Step 1 - White sauce
In a fairly large pot (because all of your filling ingredients will eventually go into it), begin your white sauce. Melt 6 TBSP of butter and then stir in (using a whisk) 6 TBSP of flour (I use whole wheat, but you can also use white). Cook this mixture for a couple of minutes, stirring until it is smooth. Slowly add 3 cups of broth, either beef, chicken or vegetable (we actually used turkey last night because I had some frozen), into the roux (that's the butter and flour mixture) while you are stirring using a whisk. Continue to cook and stir until the mixture thickens. Keep your heat to medium because if your white sauce gets too hot, it will separate and look particularly unattractive. I've done that, so you don't have to. Once your sauce thickens a bit, stir in all of your saved filling ingredients and turn your heat down to low. Now you're going to leave this (remembering to give it a stir every so often) while you make the pie crusts.
Step 2 - Pie crust
Use any pie crust recipe you wish, but for two pot pies, you will need two double (that would be four single) pie crusts. If you must, use frozen ones, but pie crusts from scratch aren't difficult and they taste so much better. Here is my pie crust tutorial if you need some pointers. (You will need to double the amounts if you are using it.)
Step 3 - Assemble and bake
Preheat your oven to 425 degrees. Line the bottom of both pie plates each with a crust. Divide your filling between them, and cover each with the remaining crusts. Crimp around the edges with your fingers to seal the crusts together and cut slits in the top of each pie to let out the steam. Bake the pies for 10 minutes at 425 and then turn down the oven to 350 and bake for another 30 to 40 minutes or until the crusts are golden brown.... or just lightly brown if you can't wait. Let them cool for a few minutes so they are easier to serve, and then slice and enjoy.

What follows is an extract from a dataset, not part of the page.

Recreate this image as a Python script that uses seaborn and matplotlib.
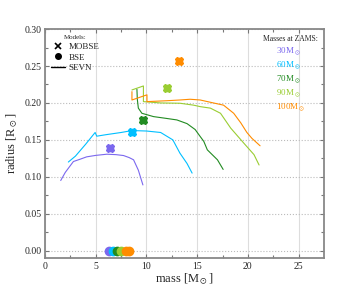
import numpy as np
import seaborn as sns
import matplotlib.pyplot as plt
from matplotlib.lines import Line2D

sns.set_style("ticks")
plt.rcParams['font.family'] = ['Liberation Serif', 'DejaVu Serif']
plt.rcParams['mathtext.fontset'] = 'stix'

# ZAMS masses and colours
labels = ['30M$_\\odot$', '60M$_\\odot$', '70M$_\\odot$', '90M$_\\odot$', '100M$_\\odot$']
colors = ['#7B68EE', '#00BFFF', '#228B22', '#9ACD32', '#FF8C00']

# SEVN tracks (mass, radius)
m30 = [1.55, 2.0, 2.8, 3.5, 4.1, 5.0, 6.1, 7.0, 7.74, 8.3, 8.73, 9.2, 9.65]
r30 = [0.095, 0.106, 0.1207, 0.124, 0.127, 0.129, 0.1306, 0.130, 0.1288, 0.126, 0.123, 0.109, 0.089]

m60 = [2.3, 3.0, 4.0, 4.94, 5.1, 6.0, 6.5, 7.5, 8.57, 10.0, 11.4, 12.6, 13.3, 14.0, 14.5]
r60 = [0.12, 0.128, 0.144, 0.16, 0.155, 0.157, 0.158, 0.160, 0.1626, 0.162, 0.16, 0.15, 0.132, 0.118, 0.105]

m70 = [9.06, 9.1, 9.2, 9.55, 10.7, 12.0, 13.0, 14.0, 14.8, 15.3, 15.65, 16.0, 17.0, 17.56]
r70 = [0.2185, 0.205, 0.193, 0.186, 0.1815, 0.179, 0.177, 0.172, 0.164, 0.1545, 0.148, 0.1365, 0.123, 0.110]

m90 = [8.57, 9.7, 9.7, 11.4, 13.3, 14.65, 15.3, 16.3, 17.3, 18.3, 19.6, 20.6, 21.1]
r90 = [0.2176, 0.223, 0.2018, 0.200, 0.1996, 0.197, 0.195, 0.193, 0.186, 0.166, 0.1455, 0.13, 0.116]

m100 = [8.57, 8.57, 10.05, 10.05, 12.0, 13.3, 14.3, 15.3, 16.6, 17.6, 18.6, 19.3, 19.9, 20.4, 21.2]
r100 = [0.2153, 0.204, 0.211, 0.2018, 0.203, 0.204, 0.205, 0.204, 0.200, 0.197, 0.186, 0.173, 0.16, 0.152, 0.142]

tracks = [(m30, r30), (m60, r60), (m70, r70), (m90, r90), (m100, r100)]

# MOBSE points
mobse_m = [6.42, 8.57, 9.7, 12.0, 13.2]
mobse_r = [0.1387, 0.161, 0.177, 0.2207, 0.2568]

# BSE points
bse_m = [6.3, 6.7, 7.1, 7.5, 8.0]
bse_r = [0.0, 0.0, 0.0, 0.0, 0.0]

fig = plt.figure(figsize=(3.6, 2.88), dpi=100)
ax = fig.add_axes([0.125, 0.104, 0.775, 0.795])

for (m, r), c in zip(tracks, colors):
    sns.lineplot(x=m, y=r, color=c, lw=0.8, sort=False, ax=ax, estimator=None)

for i, c in enumerate(colors):
    ax.plot(mobse_m[i], mobse_r[i], marker='o', ms=4.5, color=c, ls='none')
    ax.plot(mobse_m[i], mobse_r[i], marker='X', ms=5.5, color=c, ls='none')
for i, c in enumerate(colors):
    ax.plot(bse_m[i], bse_r[i], marker='o', ms=6, color=c, ls='none')
ax.plot(8.3, 0.0, marker='o', ms=6, color=colors[-1], ls='none')

ax.set_xlim(0, 27.5)
ax.set_ylim(-0.01, 0.30)
ax.set_xticks([0, 5, 10, 15, 20, 25])
ax.set_yticks([0.0, 0.05, 0.10, 0.15, 0.20, 0.25, 0.30])
ax.set_xticks(np.arange(2.5, 27.5, 5), minor=True)
ax.set_yticks(np.arange(0.025, 0.3, 0.05), minor=True)
ax.yaxis.set_major_formatter(plt.FormatStrFormatter('%.2f'))
ax.grid(axis='x', color='#dddddd', lw=0.8, ls='-')
ax.grid(axis='y', color='#bbbbbb', lw=0.8, ls=':')
ax.tick_params(which='both', direction='in', top=True, right=True,
               labelsize=7, color='#777777', length=3, width=0.8, pad=2.5)
ax.tick_params(which='minor', length=2)
for s in ax.spines.values():
    s.set_color('#888888')
    s.set_linewidth(1.3)
ax.set_xlabel('mass [M$_\\odot$]', fontsize=9, labelpad=0.5)
ax.set_ylabel('radius [R$_\\odot$]', fontsize=9, labelpad=3)

handles = [Line2D([], [], marker='x', color='k', ls='none', ms=4, mew=1.2),
           Line2D([], [], marker='o', color='k', ls='none', ms=4),
           Line2D([], [], color='k', lw=1)]
leg1 = ax.legend(handles, ['MOBSE', 'BSE', 'SEVN'], title='Models:', loc='upper left',
                 frameon=False, fontsize=6.5, title_fontsize=5, handlelength=1.5,
                 handletextpad=0.4, labelspacing=0.25, borderaxespad=0.3)
ax.add_artist(leg1)

mh = [Line2D([], [], ls='none') for _ in labels]
leg2 = ax.legend(mh, labels, title='Masses at ZAMS:', loc='upper right', frameon=False,
                 fontsize=6.5, title_fontsize=5.5, handlelength=0, handletextpad=0,
                 labelspacing=0.25, borderaxespad=0.3)
for t, c in zip(leg2.get_texts(), colors):
    t.set_color(c)

fig.savefig('out.png', dpi=100)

So that's the main part of the post. The other thing I wanted to do was to solicit your prayers. On Wednesday, J. and I will be heading to Washington D. C. for two days where J. will be presenting a paper at a conference. I'm just tagging along and seeing the sites since I've never been there. This will be the first time that J. and I have been away by ourselves in the six years since TM has been home. As you can imagine, this is very, very difficult for him. Our leaving together is dredging up a whole host of abandonment issues and he spends some moments being absolutely terrified. My gut tells me that we need to do this, but boy, is it hard on all of us. Would you please keep my sweet, terrified boy in your prayers? We'll be back on Friday at dinner time. (Also, I'm not taking a computer, so I probably won't be blogging those three days.)
One other item of interest. Tomorrow morning at 10am (CDT), I will be back on Moody Radio's This is the Day show talking about the realities of adoption. You can listen online by clicking on the Moody Radio link and choosing the 'listen online' tab.
Continuing to advocate for the children in Bulgaria. Their files were sent back which means that they cannot be advocated for on Reese's Rainbow or have any funds donated towards their adoptions. It means they are essentially invisible and unwanted. It tells the government and the agencies that yes, indeed, their initial assumptions were correct. No one wants a child like these. They are not worth it.
But they are! They are created by God in His image and we are called to care for them. They are truly the least of these. I cannot let them go; I think about them in nearly every free moment that I have. I'm going to post one of their pictures here at the bottom of each of my posts each day. Would you join me in praying for each of these children? Pray that a family would come forward who is willing to adopt them. Love them. Pray that they will know they are not forgotten? There is still hope for these little ones as their files can be specially asked for, it just adds time to the process.
This is Chad. He is 9 years old and has always lived in an institution. An institution with severe neglect. No one has ever even asked to look at his file and now it looks as though they never will. Pray that God will not let this little one become invisible. Pray that his parents will find him and show him what it means to be loved.